I believe that this story is here and given to us today, two weeks after the resurrection, not only to prove that Christ was risen, for Jesus had appeared to the disciples twice before this.

Not only to demonstrate Jesus’ power over nature, for he showed this when he stilled the storm and walked on water.

Not only to indicate that he had both a spiritual and a physical body, for Thomas literally put his hand in to Jesus’ side.

It was also to re-enlist the disciples as apostles and leaders in the church.  To remind them that, even though they had just been through the worst and the best that life could throw at them, Jesus, God, was not yet finished with them.

But their relationship with Jesus had been broken, first by their abandonment at his hour of his greatest need and then by not trusting and not knowing what to do next.

In order to heal that brokenness, Jesus did what he always does, he met them where they were.  On that beach, fishing in that moment.

And then he gave them a task – first to try fishing in a different way, to move out of their comfort zone where the catch would be so much more than they could ever imagined.

And then Jesus soothes their brokenness by meeting their immediate needs and feeds their bodies.  And in following Jesus’ orders to fish deeper, and by accepting to breakfast with Jesus on that beach on that morning,

those broken, battered and disheartened disciples came home to the man they called their master, their teacher, their friend and their God.

This story of John’s is all about reconciliation and renewal.  It is about hope and forgiveness and a turn towards the future rather rehashing over the past.

This story is about reminding us of God call to us to fulfil our vocation to love ourselves and love others when we follow the way of Christ.  This story is about remembering that we are anointed, and we are chosen.  That we have a duty to respond to God’s love for us by sharing the good news, releasing the prisoners, and comforting those who mourn.

By meeting people where they are even if it is on a beach at 4am on a Sunday morning and by giving them what they need – food, warmth, shelter, and respect.  We do this to help display the glory of God to those yet to know and remember that they are loved just as they are.

This epilogue of John’s is necessary to complete the story of Jesus and his disciples.  It is necessary to complete the story of us today.

To remind us that Jesus knew he had to feed his friends bodies first before the work of the Lord could truly begin, to heal the bonds between them that had been broken on that Friday when they thought they had lost everything.

For even Christ knew that breakfast was the most important meal of the day.  And that sharing a simple meal with friends is how his church would begin and continue to this very day.

That this meal was to be fish was to become a symbol for the early persecuted church.  Before the Cross became the mark of Christianity in the fourth century, a simple fish drawn as graffiti on walls on trees, on doorways and even on tombs was used to show where the new Christians could meet in safety and in secrecy.

And here on the front of your service sheets, we see the symbol in the Catacombs of St.
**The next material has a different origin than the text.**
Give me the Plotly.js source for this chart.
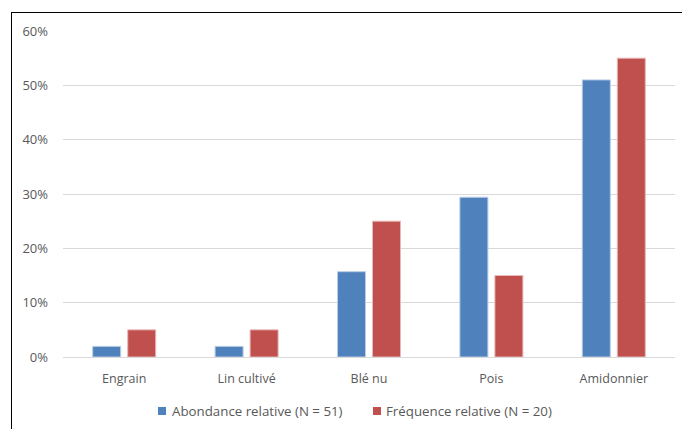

Domitilla, (c. 150-200 AD) on a piece of marble with a very early depiction of the Cross blended into another symbol, the anchor. and flanked by two fish, the Ichthus—three symbols in one Christian carving.

So my friends, whatever is facing you in the next few days, be it finishing that dissertation, sitting an exam, or even going for another swim in the sea because you have now become addicted to not being able to feel your toes, remember to breakfast like a king before you do any of it and to do it with others if you can.

For if it was good enough for Jesus and his friends, well, it is good enough for us.

May God be with you and all whom you love this week.